O que fica do que passa” é uma expressão de que gosto muito e, afinal, não tão extraordinária como pensava. Bastou uma rápida pesquisa no Google para descobri-la em muitos textos, título de crónicas e várias reflexões, e até de um espectáculo. Pronto lá se perdeu o efeito “surpresa”, mas continuo a gostar dela! Como a peneira do pesquisador de ouro que o ajuda a retirar pequenas pepitas da corrente arenosa de algum rio, assim é o acto de pensar sobre o importante e o essencial, por entre a corrida da vida. Como num velho conto sobre dois amigos, em que um escrevia na areia as ofensas, mas gravava em pedra os gestos de verdadeira amizade do outro!

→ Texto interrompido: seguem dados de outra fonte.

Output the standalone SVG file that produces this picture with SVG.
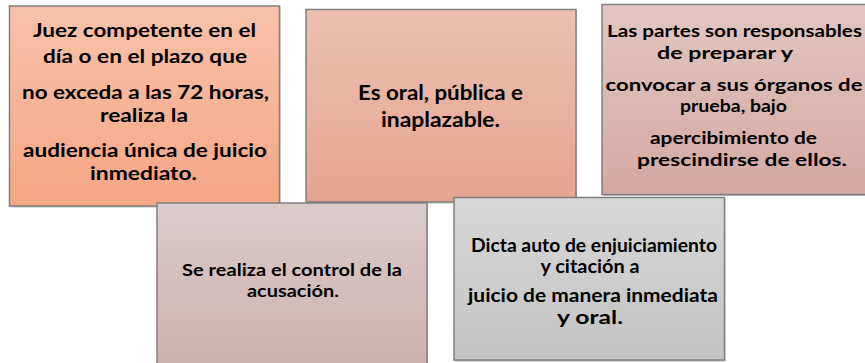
<svg xmlns="http://www.w3.org/2000/svg" width="865" height="363" viewBox="0 0 865 363">
<defs>
<linearGradient id="g1" x1="0" y1="0" x2="0" y2="1"><stop offset="0" stop-color="#f8c2aa"/><stop offset="1" stop-color="#f6a684"/></linearGradient>
<linearGradient id="g2" x1="0" y1="0" x2="0" y2="1"><stop offset="0" stop-color="#ecc0b1"/><stop offset="1" stop-color="#e6a48f"/></linearGradient>
<linearGradient id="g3" x1="0" y1="0" x2="0" y2="1"><stop offset="0" stop-color="#e3c5c1"/><stop offset="1" stop-color="#d4a9a2"/></linearGradient>
<linearGradient id="g4" x1="0" y1="0" x2="0" y2="1"><stop offset="0" stop-color="#dbcccc"/><stop offset="1" stop-color="#cdb0ab"/></linearGradient>
<linearGradient id="g5" x1="0" y1="0" x2="0" y2="1"><stop offset="0" stop-color="#d7d7d7"/><stop offset="1" stop-color="#c3c3c3"/></linearGradient>
</defs>
<style>
.box{stroke:#808080;stroke-width:1.5}
.sh{fill:#6e6e6e;opacity:0.45}
text{font-family:Lato,"Open Sans","Liberation Sans",sans-serif;font-weight:bold;fill:#000;text-anchor:middle}
.t1{font-size:19px}
.t2{font-size:21px}
.t3{font-size:17.5px}
.t4{font-size:17.5px}
.t5{font-size:18px}
</style>
<g id="connectors"></g>
<g id="node1">
<rect class="sh" x="10.5" y="7.5" width="270" height="200"/>
<rect class="box" x="9.5" y="6" width="270" height="200" fill="url(#g1)"/>
<text class="t1" x="144.5" y="37" textLength="223" lengthAdjust="spacingAndGlyphs">Juez competente en el</text>
<text class="t1" x="145" y="63" textLength="204" lengthAdjust="spacingAndGlyphs">día o en el plazo que</text>
<text class="t1" x="145.5" y="99" textLength="247" lengthAdjust="spacingAndGlyphs">no exceda a las 72 horas,</text>
<text class="t1" x="144" y="122" textLength="88" lengthAdjust="spacingAndGlyphs">realiza la</text>
<text class="t1" x="145" y="157" textLength="244" lengthAdjust="spacingAndGlyphs">audiencia única de juicio</text>
<text class="t1" x="143.5" y="180" textLength="107" lengthAdjust="spacingAndGlyphs">inmediato.</text>
</g>
<g id="node2">
<rect class="sh" x="307" y="11" width="270" height="192.5"/>
<rect class="box" x="306" y="9.5" width="270" height="192.5" fill="url(#g2)"/>
<text class="t2" x="440.5" y="100" textLength="165" lengthAdjust="spacingAndGlyphs">Es oral, pública e</text>
<text class="t2" x="440.5" y="127" textLength="119" lengthAdjust="spacingAndGlyphs">inaplazable.</text>
</g>
<g id="node3">
<rect class="sh" x="603" y="6" width="266" height="190"/>
<rect class="box" x="602" y="4.5" width="266" height="190" fill="url(#g3)"/>
<text class="t3" x="734.5" y="37" textLength="255" lengthAdjust="spacingAndGlyphs">Las partes son responsables</text>
<text class="t3" x="725" y="59" textLength="136" lengthAdjust="spacingAndGlyphs">de preparar y</text>
<text class="t3" x="734" y="91" textLength="257" lengthAdjust="spacingAndGlyphs">convocar a sus órganos de</text>
<text class="t3" x="733.5" y="112" textLength="107" lengthAdjust="spacingAndGlyphs">prueba, bajo</text>
<text class="t3" x="733.5" y="144" textLength="167" lengthAdjust="spacingAndGlyphs">apercibimiento de</text>
<text class="t3" x="742" y="166" textLength="210" lengthAdjust="spacingAndGlyphs">prescindirse de ellos.</text>
</g>
<g id="node4">
<rect class="sh" x="158" y="204.5" width="270" height="165"/>
<rect class="box" x="157" y="203" width="270" height="165" fill="url(#g4)"/>
<text class="t4" x="292" y="276" textLength="220" lengthAdjust="spacingAndGlyphs">Se realiza el control de la</text>
<text class="t4" x="293" y="297" textLength="92" lengthAdjust="spacingAndGlyphs">acusación.</text>
</g>
<g id="node5">
<rect class="sh" x="455" y="199" width="270.5" height="162.5"/>
<rect class="box" x="454" y="197.5" width="270.5" height="162.5" fill="url(#g5)"/>
<text class="t5" x="594" y="252" textLength="246" lengthAdjust="spacingAndGlyphs">Dicta auto de enjuiciamiento</text>
<text class="t5" x="590" y="273" textLength="99" lengthAdjust="spacingAndGlyphs">y citación a</text>
<text class="t5" x="593" y="302" textLength="250" lengthAdjust="spacingAndGlyphs">juicio de manera inmediata</text>
<text class="t5" x="590" y="324" textLength="66" lengthAdjust="spacingAndGlyphs">y oral.</text>
</g>
</svg>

Devia ser admirável a beleza do Templo de Jerusalém ao tempo de Jesus. Só faltavam lá os turistas a fotografar cada pormenor e a tirar “selfies” para pôr no “Facebook”! Jesus lançou um balde de água fria sobre os piedosos comentários, relativizando a beleza e aparente solidez daquelas pedras com uma frase: “tudo será destruído”! Não foi profeta da desgraça, mas advertia para o essencial: tudo passa, tudo se transforma, só Deus permanece, e a vida com Ele que se chama amor. Assim as perseguições serão ocasião de dar testemunho, as perdas ocasião para valorizar o essencial, os “anéis” que se vão, como diz o provérbio, oportunidade para redescobrir os dedos. Não se trata de consolo barato nem elogio do sofrimento, pois a grande promessa de Jesus é a sua presença nas palavras e na sabedoria, para enfrentar juízes e perseguidores, e até faz uma promessa bem estranha: “nenhum cabelo da vossa cabeça se perderá”! A virtude da perseverança evoca a permanência no essencial, a coragem de escolher o que é mais importante, e dar a vida por isso.

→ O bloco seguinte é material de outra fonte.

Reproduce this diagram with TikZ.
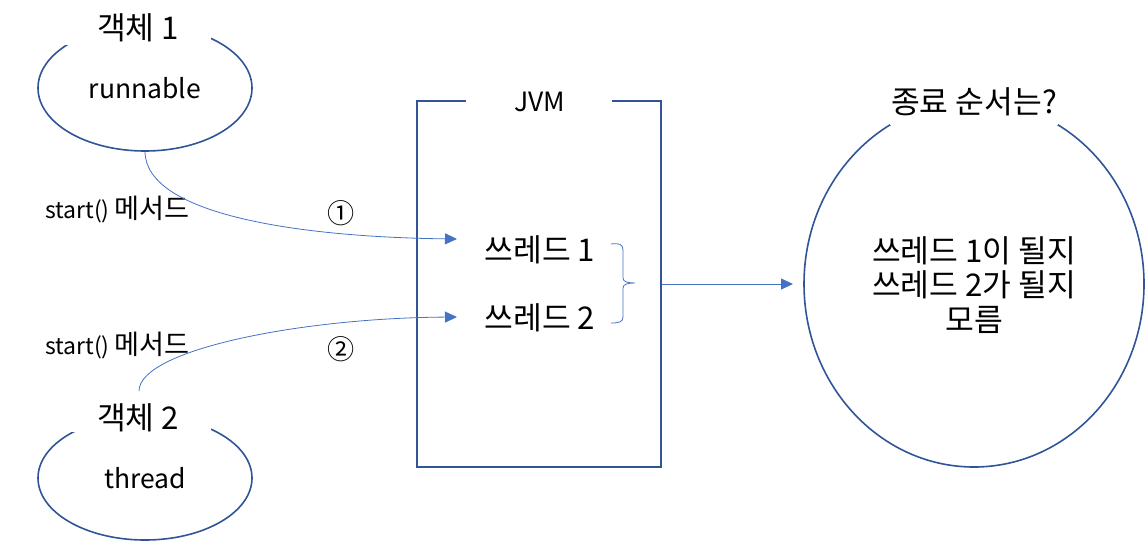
\documentclass[tikz,border=0pt]{standalone}
\usepackage{fontspec}
\setmainfont{Noto Sans CJK KR}
\newfontfamily\kr[Scale=1.18]{Noto Sans CJK KR}
\usetikzlibrary{shapes.geometric,arrows.meta}
\definecolor{outl}{HTML}{2F5597}
\definecolor{arr}{HTML}{4472C4}
\begin{document}
\begin{tikzpicture}[x=1pt,y=-1pt,
  shapeline/.style={draw=outl,line width=1.6pt},
  conn/.style={draw=arr,line width=0.8pt,-{Triangle[length=12pt,width=11pt]}},
  maintext/.style={font=\fontsize{26.5}{34.5}\selectfont,inner sep=0pt},
  smalltext/.style={font=\fontsize{23}{28}\selectfont,inner sep=0pt},
  cover/.style={fill=white,inner sep=0pt}]
\useasboundingbox (0,0) rectangle (1145,542);
% ellipses
\node[shapeline,ellipse,minimum width=214pt,minimum height=126pt,maintext] (e1) at (145,88) {runnable};
\node[shapeline,ellipse,minimum width=214pt,minimum height=124pt,maintext] (e2) at (145,478) {thread};
\node[cover,minimum width=146pt,minimum height=40pt] (c1) at (138,25) {};
\node[maintext] (l1) at (138,28) {\kr 객체 1};
\node[cover,minimum width=146pt,minimum height=36pt] (c2) at (138,414) {};
\node[maintext] (l2) at (138,418) {\kr 객체 2};
% JVM box
\node[shapeline,rectangle,minimum width=244pt,minimum height=366pt] (jvm) at (539,284) {};
\node[cover,minimum width=146pt,minimum height=10pt] (cj) at (539,101) {};
\node[maintext] (lj) at (540,102) {JVM};
% threads
\node[maintext] (t1) at (540,250) {\kr 쓰레드 1};
\node[maintext] (t2) at (540,318) {\kr 쓰레드 2};
% circle
\node[shapeline,ellipse,minimum width=340pt,minimum height=366pt] (res) at (974,284) {};
\node[cover,minimum width=168pt,minimum height=46pt] (cr) at (974,102) {};
\node[maintext] (lr) at (974,102) {\kr 종료 순서는?};
\node[maintext,align=center] (rt) at (974,285) {\kr 쓰레드 1이 될지\\\kr 쓰레드 2가 될지\\\kr 모름};
% labels
\node[smalltext,anchor=west] (s1) at (45,210) {start() {\kr 메서드}};
\node[smalltext,anchor=west] (s2) at (45,346) {start() {\kr 메서드}};
\node[smalltext] (n1) at (341,213) {\kr ①};
\node[smalltext] (n2) at (341,349) {\kr ②};
% connectors
\coordinate (a1) at (457,239);
\coordinate (a2) at (457,317);
\coordinate (st2) at (139,391);
\draw[conn] (e1.south) .. controls (146,215) and (300,237) .. (a1);
\draw[conn] (st2) .. controls (139,350) and (300,318) .. (a2);
% brace
\coordinate (b1) at (611,244);
\coordinate (b2) at (611,323);
\coordinate (btip) at (635,283);
\draw[draw=arr,line width=0.8pt] (b1) .. controls (619,243) and (623,244) .. (623,250)
  -- (623,278) .. controls (623,282) and (628,283) .. (btip)
  .. controls (628,283) and (623,284) .. (623,288)
  -- (623,317) .. controls (623,322) and (619,323) .. (b2);
\coordinate (a3) at (793,284);
\draw[conn] (jvm.east |- a3) -- (a3);
\end{tikzpicture}
\end{document}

Todo o fim pressupõe uma espera. De alegria antecipada, de medo, de compromisso ou de demissão, muitas podem ser as atitudes de quem espera. S. Paulo aos Tessalonicenses indica que a espera do Senhor se faz trabalhando. É trabalho pelo alimento e pela construção do mundo, levando ao máximo as capacidades e dons de todos. Pobres de nós quando nos limitamos ou limitamos outros nas extraordinárias possibilidades de fazer mais e melhor. Como fazemos de cada dia uma pequena pérola ou pedra preciosa por onde passa o fio invisível do amor? É preciso não temer o fim nem nos demitirmos da esperança, mas aprender a relativizar tudo aquilo que é para passar. No meio do turbilhão de conflitos e guerras, de injustiças e perseguições, a pequena luz do amor de Deus não deixará de brilhar. “Pequenina luz” como diz Jorge de Sena num belíssimo poema: “[...] Tudo é incerto ou falso ou violento: brilha. / Tudo é terror vaidade orgulho teimosia: brilha. / Tudo é pensamento realidade sensação saber: brilha. / Tudo é treva ou claridade contra a mesma treva: brilha. / Desde sempre ou desde nunca para sempre ou não: / brilha. / Uma pequenina luz bruxuleante e muda / como a exactidão como a firmeza / como a justiça. / Apenas como elas. / Mas brilha. / Não na distância. Aqui/ no meio de nós. / Brilha.” A luz que é Deus connosco, o que fica do que passa!

Padre Vitor Gonçalves

in Voz da Verdade

 
 
 
A liturgia deste domingo reflecte sobre o sentido da história da salvação e diz-nos que a meta final para onde Deus nos conduz é o novo céu e a nova terra da felicidade plena, da vida definitiva. Este quadro (que deve ser o horizonte que os nossos olhos contemplam em cada dia da nossa caminhada neste mundo) faz nascer em nós a esperança; e da esperança brota a coragem para enfrentar a adversidade e para lutar pelo advento do Reino.
  • Na primeira leitura, um “mensageiro de Deus” anuncia a uma comunidade desanimada, céptica e apática que Jahwéh não abandonou o seu Povo. O Deus libertador vai intervir no mundo, vai derrotar o que oprime e rouba a vida e vai fazer com que nasça esse “sol da justiça” que traz a salvação.
  • O Evangelho oferece-nos uma reflexão sobre o percurso que a Igreja é chamada a percorrer, até à segunda vinda de Jesus. A missão dos discípulos em caminhada na história é comprometer-se na transformação do mundo, de forma a que a velha realidade desapareça e nasça o Reino. Esse “caminho” será percorrido no meio de dificuldades e perseguições; mas os discípulos terão sempre a ajuda e a força de Deus.
  • A segunda leitura reforça a ideia de que, enquanto esperamos a vida definitiva, não temos o direito de nos instalarmos na preguiça e no comodismo, alheando-nos das grandes questões do mundo e evitando dar o nosso contributo na construção do Reino.